Minecraft includes several distinct modes. Survival is the core experience — gather resources, manage hunger and health, fight mobs, and progress through gear tiers. Creative gives you unlimited blocks, flight, and invulnerability for unrestricted building. Adventure restricts block breaking and placement to specific conditions, designed for player-made maps with custom rules. Hardcore is Survival with permadeath — one life only, and the world deletes on death. Spectator lets you fly through the world without interacting, useful for observing builds or multiplayer worlds.
This is the most fundamental Minecraft survival rule and it exists because of a specific mechanic: blocks below you can hide lava pools or deep caves. Falling into lava destroys your character and all carried items instantly. Instead, dig in a staircase pattern — one block forward, one block down — which keeps a solid floor beneath you at all times and lets you see what is below before committing.
Stone tools work fine early on, but iron is a dramatic upgrade in durability and speed, and iron ore appears frequently between Y-levels 0 and 64. A single mining trip usually yields enough iron for a full set of tools and a shield. Iron pickaxes also unlock the ability to mine gold, redstone, lapis lazuli, and — critically — diamond ore, which stone pickaxes cannot collect.

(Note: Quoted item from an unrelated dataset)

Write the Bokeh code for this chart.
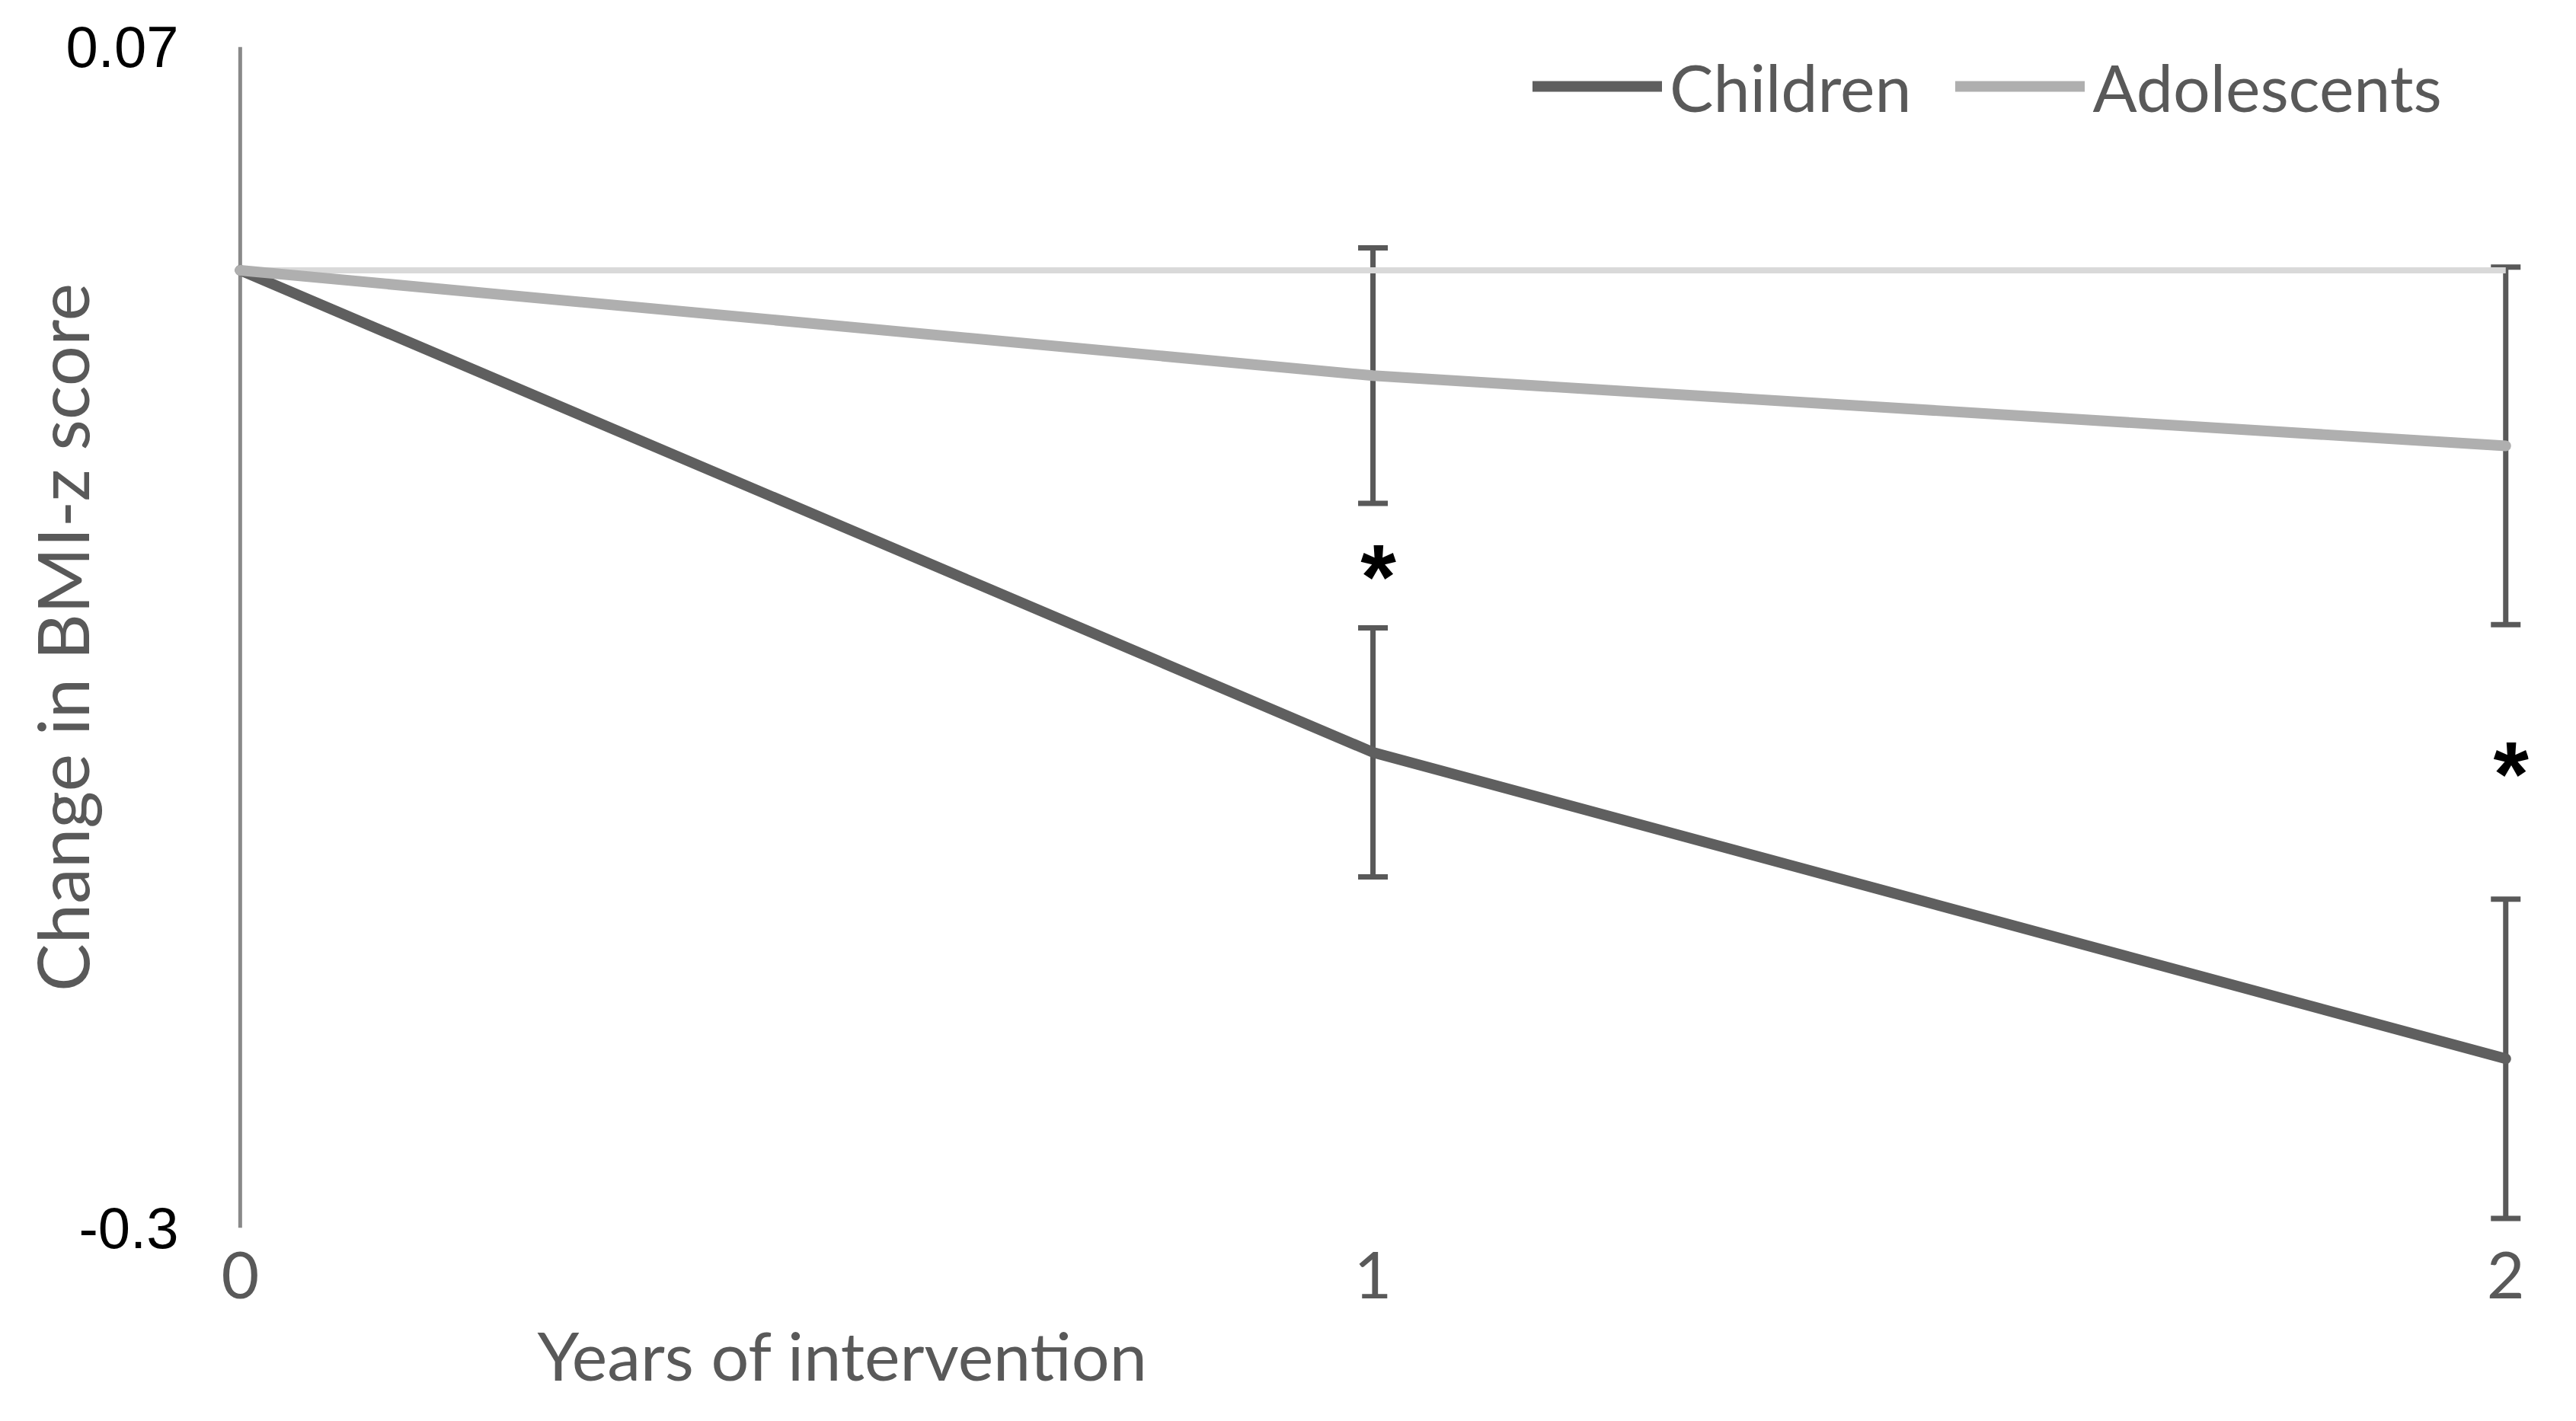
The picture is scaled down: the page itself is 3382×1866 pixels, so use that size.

A water bucket is the single most versatile survival item in Minecraft. Placing water beneath you while falling cancels all fall damage. Pouring it on lava converts the surface to obsidian, creating a safe bridge. It extinguishes fire if you walk into it. And it pushes mobs away from you in an emergency. The cost is one iron ingot for the bucket — an extremely cheap investment for something that will save your life repeatedly.
Hostile mobs (zombies, skeletons, creepers, spiders) only spawn in darkness — specifically, at light level 0 in current versions. Placing torches in a wide radius around your base prevents any mob from spawning nearby, making your home dramatically safer at night. The spacing rule is roughly one torch every 12 blocks on flat ground to maintain full coverage. This is more effective than building walls, since creepers can still approach from outside a perimeter.
Hunger drains over time in Survival Mode, and sprinting and taking damage accelerate the drain. Running out of food underground means no health regeneration, which turns a minor mistake into a death spiral. Before committing to a long mining trip, plant wheat (from seeds dropped by breaking grass) near water and wait for it to grow. Three wheat crafts into bread — a reliable, renewable food source that keeps your hunger bar stable during extended exploration.
New players often forget that furnaces process one item at a time but can be built cheaply in multiples. Setting up two or three furnaces lets you smelt iron ore in one while cooking raw meat in another, saving significant time during the early game when every daylight minute matters. Fuel them with planks, coal, or even wooden tools you have replaced with upgrades.
Cave systems in Minecraft branch in all directions and it is remarkably easy to get lost underground. Place torches consistently on one side of the cave wall — always the right side, for example. When you want to return to the surface, simply follow the wall where torches are on your left. This one habit prevents the frustrating experience of wandering in circles deep underground with a full inventory and no idea where the exit is.